Obviously, when an Indian converts the timber into proceeds, he or she is likely sooner or later to end up with a fee simple in the proceeds. This fact merely reinforces the reasoning of Squire, supra. Moreover, where the Indian dies before receiving that fee simple, Nash v. Wiseman, supra and Revenue Ruling 69-164, 1969-1 C.B. 220, teach that the transfer of such proceeds will be exempt from estate taxation.

But in the present case the Plaintiff actually did receive the fee simple title to $850,000 of her proceeds on October 1, 1976. Thus, on that date, Plaintiff had fully succeeded in converting an $850,000 portion of her allotment into a cash fund of $850,000 which she owned outright. At that point, the United States had fulfilled its obligations to preserve, protect and ultimately return that portion of her allotment to her intact. The allotment and/or trust status had ceased as to such portion of her allotment. What she did with the property from that point on was her choice and her business. Without wishing to sound morose, if she had died that afternoon and the $850,000 had been transferred by will or intestate laws, it would necessarily have been included in her taxable estate, just as the $9,258.79 cash owned outright by the decedent in Asenap v. United States, supra, was conceded to be subject to Federal estate taxes.

Plaintiff did effect a transfer of $750,000 of this $850,000 total within a few days after October 1, 1976. If that transfer constituted a gift, it was a gift not protected by any exemption from the General Allotment Act. It was simply a taxable gift.

The Plaintiff has attempted to belittle the fact that she received the fee by arguing that she could not have effected a transfer of IIM funds directly to Grandorff. However, there are several factors which lessen the appeal of her alleged predicament. The first is that there is no evidence in the record proving that she could not have made a gift to Grandorff of part of her timber on the allotment. Second, she actually had control of the proceeds in question as soon as she had performed the terms of her contract with the third party who cut the timber. Thus, there was nothing in the Special Allotment Timber Cutting Permit requiring such third party to pay the proceeds to the Bureau. Perhaps she could have directed the third party to pay a portion of the proceeds directly to Grandorff.

What she evidently did was to ask the third party to write out a check payable to the Bureau, deposit it in her IIM account, draw out a check payable to herself roughly 30 days later, cash that check, buy six cashier's checks and deliver them to Grandorff. To the extent she could have structured the transaction in some way other than having $750,000 pass through her hands, she cannot be heard to argue substance over form. See Commissioner v. National Alfalfa Dehydrating & Milling Co., 417 U.S. 134,149, [33 AFTR 2d 74-1347] (1974) and the numerous cased cited therein.

However, even assuming there was no way for her to effect the transfer to Grandorff in any manner other than the one she chose, this would not entitle her to exemption for the transfer which she actually made. Just because a taxpayer is prevented from structuring a transaction in a way that will reduce or prevent taxation does not entitle him to effect the transaction another way and still claim the more advantageous tax consequences.
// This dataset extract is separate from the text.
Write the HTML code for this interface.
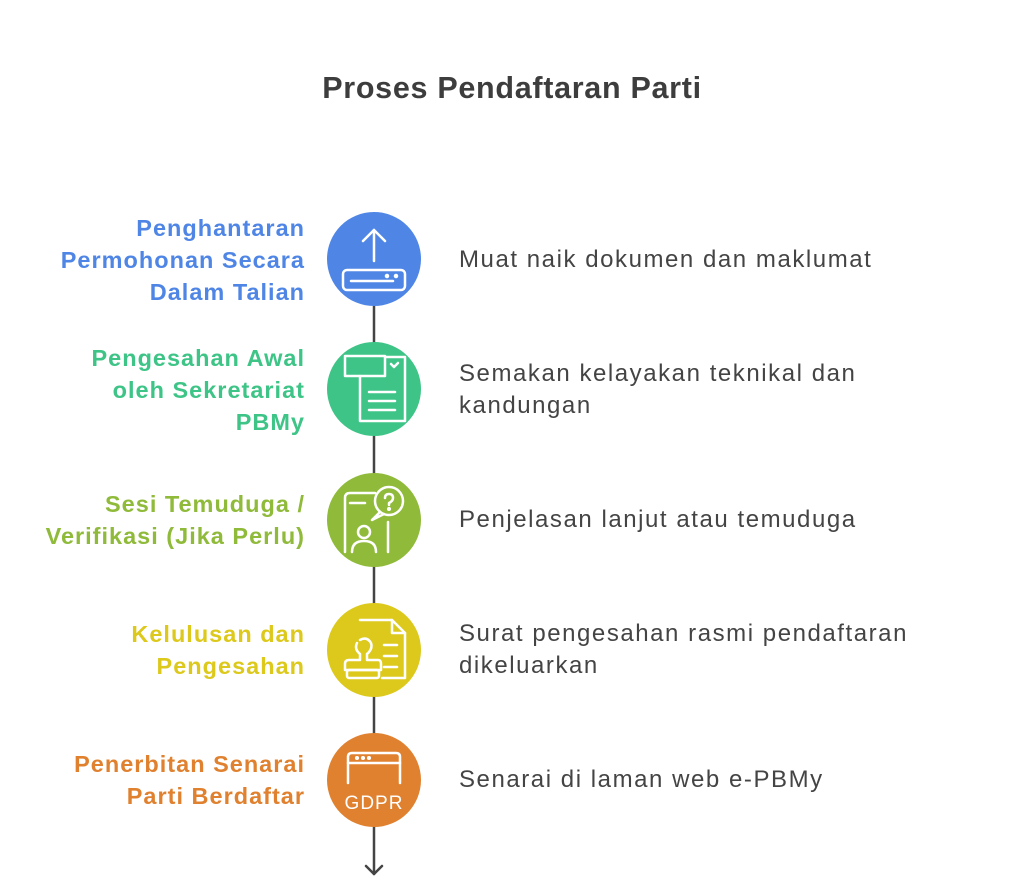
<!DOCTYPE html>
<html><head><meta charset="utf-8"><style>
body{margin:0;width:1024px;height:887px;background:#fff;font-family:"Liberation Sans",sans-serif;position:relative;overflow:hidden}
.t{position:absolute;left:0;width:1024px;top:71px;text-align:center;font-size:30.5px;font-weight:bold;color:#3d3d3d;letter-spacing:0.7px}
.l{position:absolute;right:719px;text-align:right;font-size:23.5px;font-weight:bold;line-height:32px;letter-spacing:1px}
.d{position:absolute;left:459px;font-size:24px;color:#444;line-height:32px;letter-spacing:1.55px;white-space:nowrap}
svg{position:absolute;left:0;top:0}
</style></head><body>
<div class="t">Proses Pendaftaran Parti</div>
<svg width="1024" height="887" fill="none" stroke="#fff" stroke-width="2.5" stroke-linecap="round" stroke-linejoin="round">
<g stroke="#444" stroke-width="2.5"><line x1="374" y1="306" x2="374" y2="342"/><line x1="374" y1="436" x2="374" y2="473"/><line x1="374" y1="567" x2="374" y2="603"/><line x1="374" y1="697" x2="374" y2="733"/><line x1="374" y1="827" x2="374" y2="874"/><polyline points="366,866 374,874 382,866"/></g>
<circle cx="374" cy="259" r="47" fill="#4F86E6" stroke="none"/>
<circle cx="374" cy="389" r="47" fill="#3DC486" stroke="none"/>
<circle cx="374" cy="520" r="47" fill="#8FBA3A" stroke="none"/>
<circle cx="374" cy="650" r="47" fill="#DCC91C" stroke="none"/>
<circle cx="374" cy="780" r="47" fill="#E0812F" stroke="none"/>
<line x1="374" y1="230" x2="374" y2="261"/><polyline points="363,241 374,230 385,241"/>
<rect x="343" y="270" width="62" height="20" rx="4"/><line x1="351" y1="281" x2="393" y2="281"/>
<circle cx="387" cy="276" r="1" fill="#fff"/><circle cx="396" cy="276" r="1" fill="#fff"/>
<rect x="345" y="356" width="40" height="20"/><polyline points="385,357 405,357 405,421 360,421 360,376"/>
<polyline points="391,364 394,367 398,363"/><line x1="369" y1="392" x2="395" y2="392"/><line x1="369" y1="401" x2="395" y2="401"/><line x1="369" y1="410" x2="395" y2="410"/>
<path d="M375,493 L350,493 Q345,493 345,498 L345,552"/><line x1="350" y1="503" x2="365" y2="503"/>
<circle cx="389" cy="501" r="14"/><path d="M380,512 L372,520 L384,514"/>
<path d="M385,498 Q385,494 389,494 Q393,494 393,498 Q393,501 389,503 L389,505"/><circle cx="389" cy="509" r="0.8" fill="#fff"/>
<circle cx="364" cy="532" r="6"/><path d="M352,552 Q352,541 364,541 Q376,541 376,552"/><line x1="388" y1="522" x2="388" y2="552"/>
<path d="M360,620 L392,620 L405,633 L405,678 L382,678"/><polyline points="392,620 392,633 405,633"/>
<line x1="384" y1="645" x2="397" y2="645"/><line x1="384" y1="656" x2="397" y2="656"/><line x1="384" y1="667" x2="397" y2="667"/>
<path d="M360,640 Q367,636 371,643 Q373,649 367,654 L367,660 L378,660 Q381,660 381,664 L381,670 L345,670 L345,664 Q345,660 349,660 L360,660 L360,654 Q354,649 357,643"/>
<rect x="347" y="670" width="32" height="8" rx="2"/>
<path d="M348,783 L348,757 Q348,753 352,753 L396,753 Q400,753 400,757 L400,783"/><line x1="348" y1="763" x2="400" y2="763"/>
<circle cx="357" cy="758" r="0.8" fill="#fff"/><circle cx="363" cy="758" r="0.8" fill="#fff"/><circle cx="369" cy="758" r="0.8" fill="#fff"/>
<text x="374" y="809" font-family="Liberation Sans" font-size="19" fill="#fff" stroke="none" text-anchor="middle" letter-spacing="1">GDPR</text>
</svg>
<div class="l" style="top:212px;color:#4F86E6">Penghantaran<br>Permohonan Secara<br>Dalam Talian</div>
<div class="d" style="top:244px">Muat naik dokumen dan maklumat</div>
<div class="l" style="top:342px;color:#3DC486">Pengesahan Awal<br>oleh Sekretariat<br>PBMy</div>
<div class="d" style="top:358px">Semakan kelayakan teknikal dan<br>kandungan</div>
<div class="l" style="top:488px;color:#8FBA3A">Sesi Temuduga /<br>Verifikasi (Jika Perlu)</div>
<div class="d" style="top:504px">Penjelasan lanjut atau temuduga</div>
<div class="l" style="top:618px;color:#DCC91C">Kelulusan dan<br>Pengesahan</div>
<div class="d" style="top:618px">Surat pengesahan rasmi pendaftaran<br>dikeluarkan</div>
<div class="l" style="top:748px;color:#E0812F">Penerbitan Senarai<br>Parti Berdaftar</div>
<div class="d" style="top:764px">Senarai di laman web e-PBMy</div>
</body></html>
Indeed, Plaintiff's situation is hardly unique in the tax law. Another prime example would be the situation which occurred when taxpayers in the community property states were permitted to split their incomes while those in common law property states could not, even though the latter taxpayers effected a legally equivalent result, i.e., the earner--spouse would assign half of his or her income to the other spouse. After this inequity had existed for many years, the problem was finally remedied with Congressional legislation in 1948. Perhaps legislation should be directed at the present problem as well. Until then, however, the law must be applied to the transfer actually made by Plaintiff, not some other transfer she may or may not have had the power to make.

Finally, we should be careful not to overemphasize the fact that Plaintiff received the fee simple in $750,000 of her allotment for only a short period of time. If she had changed her mind prior to delivery of the funds to Grandorff on October 4, 1976, there was nothing to stop her from disposing of the funds in any other way. Moreover, she could have held the funds a day, a week, a month, a year or perhaps longer before transferring part or all of them to Grandorff. Any attempt to fix some arbitrary rule for how long one must hold the fee before the period will be countenance for gift tax purposes is sure to end in frustration. The practical answer from an administrative standpoint is one which comports well with the theoretical answer compelled above: whenever the Indian's allotment property, or here a portion of it, has been converted into a fee simple outright, the income and transfer tax exemptions no longer apply. Any later gift of the property must be subject to the same gift tax rules which apply to all other citizens.

Conclusion

For the reasons stated above, this court hereby Denies the Plaintiff's Motion for Summary Judgment and Grants Partial Summary Judgment to the Defendant.


1 Such sales fall into the categories of "advertised" sales or "negotiated" sales.

2 Although initially established for a term of 25 years (Sec. 5 (25 U.S.C. §348)), the trust period here involved has regularly been extended by Executive Order. See also Sec. 2, Act of June 18, 1934, c. 576, 48 Stat: 984 (25 U.S.C. §462) which provides that "The existing periods of trust placed upon any Indian lands and any restriction on alienation thereof are hereby extended and continued until otherwise directed by Congress."

3 As well as from state estate, inheritance or gift taxes. See e.g., West v. Oklahoma Tax Commission, 334 U.S. 717, 272-28 (1948).